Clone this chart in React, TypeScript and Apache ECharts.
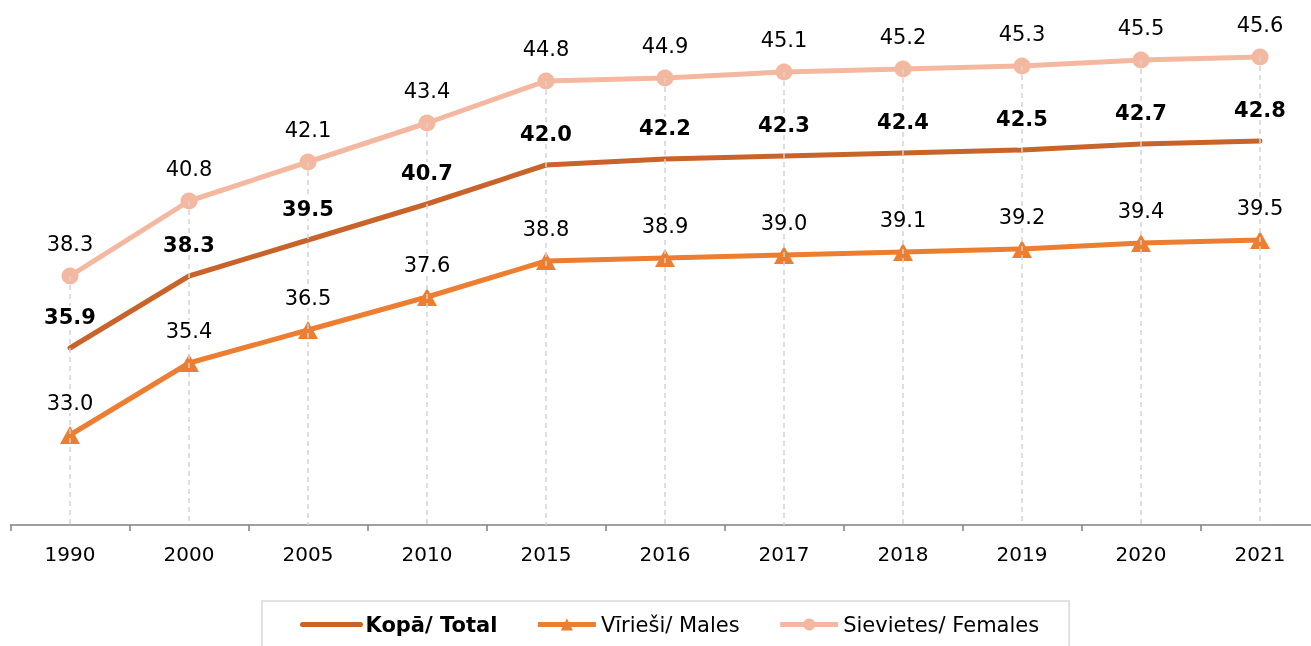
import React, { useEffect, useRef } from "react";
import * as echarts from "echarts";

const years = ["1990", "2000", "2005", "2010", "2015", "2016", "2017", "2018", "2019", "2020", "2021"];
const total = [35.9, 38.3, 39.5, 40.7, 42.0, 42.2, 42.3, 42.4, 42.5, 42.7, 42.8];
const males = [33.0, 35.4, 36.5, 37.6, 38.8, 38.9, 39.0, 39.1, 39.2, 39.4, 39.5];
const females = [38.3, 40.8, 42.1, 43.4, 44.8, 44.9, 45.1, 45.2, 45.3, 45.5, 45.6];
const seriesNames = ["Kopā/ Total", "Vīrieši/ Males", "Sievietes/ Females"];

const FONT = "DejaVu Sans, Verdana, sans-serif";
const AXIS_MIN = 30;
const C_TOTAL = "#C8632A";
const C_MALES = "#ED7D31";
const C_FEMALES = "#F4B8A0";

export default function App() {
  const ref = useRef<HTMLDivElement>(null);
  useEffect(() => {
    if (!ref.current) return;
    const chart = echarts.init(ref.current, undefined, { renderer: "svg" });
    const labelBase = {
      show: true,
      position: "top" as const,
      color: "#000",
      fontFamily: FONT,
      fontSize: 21,
      backgroundColor: "#fff",
      padding: [0, 1],
      formatter: (p: any) => Number(p.value).toFixed(1),
    };
    const labelSeries = (name: string, data: number[], symbol: string, size: any, distance: number, bold: boolean) => ({
      name: name + "_labels",
      type: "scatter",
      data,
      symbol,
      symbolSize: size,
      itemStyle: { color: "rgba(0,0,0,0)", opacity: 1 },
      silent: true,
      z: 10,
      label: { ...labelBase, distance, fontWeight: bold ? "bold" : "normal" },
    });
    chart.setOption({
      animation: false,
      textStyle: { fontFamily: FONT },
      grid: { left: 10.5, top: 0, width: 1309, height: 525, containLabel: false },
      xAxis: {
        type: "category",
        data: years,
        boundaryGap: true,
        axisLine: { lineStyle: { color: "#808080", width: 1.5 } },
        axisTick: { show: true, length: 6, lineStyle: { color: "#808080", width: 1.5 } },
        axisLabel: { color: "#000", fontSize: 20, fontFamily: FONT, margin: 19 },
        splitLine: { show: false },
      },
      yAxis: {
        type: "value",
        min: AXIS_MIN,
        max: 47.5,
        show: false,
        splitLine: { show: false },
      },
      legend: {
        left: 262,
        top: 601,
        padding: [13, 30, 30, 38],
        borderColor: "#d9d9d9",
        borderWidth: 1.5,
        itemWidth: 58,
        itemHeight: 15,
        itemGap: 38,
        lineStyle: { width: 5 },
        textStyle: { fontSize: 21, color: "#000", fontFamily: FONT },
        data: [
          {
            name: seriesNames[0],
            textStyle: { fontWeight: "bold" },
            itemStyle: { color: "rgba(0,0,0,0)", borderWidth: 0 },
          },
          { name: seriesNames[1] },
          { name: seriesNames[2] },
        ],
      },
      series: [
        {
          name: seriesNames[0],
          type: "line",
          data: total,
          symbol: "none",
          itemStyle: { color: C_TOTAL },
          lineStyle: { color: C_TOTAL, width: 5, cap: "round", join: "round" },
          z: 2,
        },
        {
          name: seriesNames[1],
          type: "line",
          data: males,
          symbol: "triangle",
          symbolSize: [20, 18],
          itemStyle: { color: C_MALES },
          lineStyle: { color: C_MALES, width: 5 },
          z: 2,
        },
        {
          name: seriesNames[2],
          type: "line",
          data: females,
          symbol: "circle",
          symbolSize: 17,
          itemStyle: { color: C_FEMALES },
          lineStyle: { color: C_FEMALES, width: 5 },
          z: 2,
          markLine: {
            silent: true,
            symbol: ["none", "none"],
            z: 5,
            label: { show: false },
            lineStyle: { color: "#d4d4d4", width: 1.5, type: [5, 4] },
            data: females.map((v, i) => [
              { coord: [i, v] },
              { coord: [i, AXIS_MIN] },
            ]),
          },
        },
        labelSeries(seriesNames[0], total, "circle", 5, 18.5, true),
        labelSeries(seriesNames[1], males, "triangle", [20, 18], 13, false),
        labelSeries(seriesNames[2], females, "circle", 17, 13.5, false),
      ],
    });
    return () => chart.dispose();
  }, []);
  return (
    <div
      ref={ref}
      style={{ position: "fixed", left: 0, top: 0, width: 1330, height: 646 }}
    />
  );
}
········
* **Exercise**: Give an exact copy of the material, leaving out every picture.

* **Solution to the problem**:
Clone this chart in React, TypeScript and Apache ECharts.
import React, { useEffect, useRef } from "react";
import * as echarts from "echarts";

const years = ["1990", "2000", "2005", "2010", "2015", "2016", "2017", "2018", "2019", "2020", "2021"];
const total = [35.9, 38.3, 39.5, 40.7, 42.0, 42.2, 42.3, 42.4, 42.5, 42.7, 42.8];
const males = [33.0, 35.4, 36.5, 37.6, 38.8, 38.9, 39.0, 39.1, 39.2, 39.4, 39.5];
const females = [38.3, 40.8, 42.1, 43.4, 44.8, 44.9, 45.1, 45.2, 45.3, 45.5, 45.6];
const seriesNames = ["Kopā/ Total", "Vīrieši/ Males", "Sievietes/ Females"];

const FONT = "DejaVu Sans, Verdana, sans-serif";
const AXIS_MIN = 30;
const C_TOTAL = "#C8632A";
const C_MALES = "#ED7D31";
const C_FEMALES = "#F4B8A0";

export default function App() {
  const ref = useRef<HTMLDivElement>(null);
  useEffect(() => {
    if (!ref.current) return;
    const chart = echarts.init(ref.current, undefined, { renderer: "svg" });
    const labelBase = {
      show: true,
      position: "top" as const,
      color: "#000",
      fontFamily: FONT,
      fontSize: 21,
      backgroundColor: "#fff",
      padding: [0, 1],
      formatter: (p: any) => Number(p.value).toFixed(1),
    };
    const labelSeries = (name: string, data: number[], symbol: string, size: any, distance: number, bold: boolean) => ({
      name: name + "_labels",
      type: "scatter",
      data,
      symbol,
      symbolSize: size,
      itemStyle: { color: "rgba(0,0,0,0)", opacity: 1 },
      silent: true,
      z: 10,
      label: { ...labelBase, distance, fontWeight: bold ? "bold" : "normal" },
    });
    chart.setOption({
      animation: false,
      textStyle: { fontFamily: FONT },
      grid: { left: 10.5, top: 0, width: 1309, height: 525, containLabel: false },
      xAxis: {
        type: "category",
        data: years,
        boundaryGap: true,
        axisLine: { lineStyle: { color: "#808080", width: 1.5 } },
        axisTick: { show: true, length: 6, lineStyle: { color: "#808080", width: 1.5 } },
        axisLabel: { color: "#000", fontSize: 20, fontFamily: FONT, margin: 19 },
        splitLine: { show: false },
      },
      yAxis: {
        type: "value",
        min: AXIS_MIN,
        max: 47.5,
        show: false,
        splitLine: { show: false },
      },
      legend: {
        left: 262,
        top: 601,
        padding: [13, 30, 30, 38],
        borderColor: "#d9d9d9",
        borderWidth: 1.5,
        itemWidth: 58,
        itemHeight: 15,
        itemGap: 38,
        lineStyle: { width: 5 },
        textStyle: { fontSize: 21, color: "#000", fontFamily: FONT },
        data: [
          {
            name: seriesNames[0],
            textStyle: { fontWeight: "bold" },
            itemStyle: { color: "rgba(0,0,0,0)", borderWidth: 0 },
          },
          { name: seriesNames[1] },
          { name: seriesNames[2] },
        ],
      },
      series: [
        {
          name: seriesNames[0],
          type: "line",
          data: total,
          symbol: "none",
          itemStyle: { color: C_TOTAL },
          lineStyle: { color: C_TOTAL, width: 5, cap: "round", join: "round" },
          z: 2,
        },
        {
          name: seriesNames[1],
          type: "line",
          data: males,
          symbol: "triangle",
          symbolSize: [20, 18],
          itemStyle: { color: C_MALES },
          lineStyle: { color: C_MALES, width: 5 },
          z: 2,
        },
        {
          name: seriesNames[2],
          type: "line",
          data: females,
          symbol: "circle",
          symbolSize: 17,
          itemStyle: { color: C_FEMALES },
          lineStyle: { color: C_FEMALES, width: 5 },
          z: 2,
          markLine: {
            silent: true,
            symbol: ["none", "none"],
            z: 5,
            label: { show: false },
            lineStyle: { color: "#d4d4d4", width: 1.5, type: [5, 4] },
            data: females.map((v, i) => [
              { coord: [i, v] },
              { coord: [i, AXIS_MIN] },
            ]),
          },
        },
        labelSeries(seriesNames[0], total, "circle", 5, 18.5, true),
        labelSeries(seriesNames[1], males, "triangle", [20, 18], 13, false),
        labelSeries(seriesNames[2], females, "circle", 17, 13.5, false),
      ],
    });
    return () => chart.dispose();
  }, []);
  return (
    <div
      ref={ref}
      style={{ position: "fixed", left: 0, top: 0, width: 1330, height: 646 }}
    />
  );
}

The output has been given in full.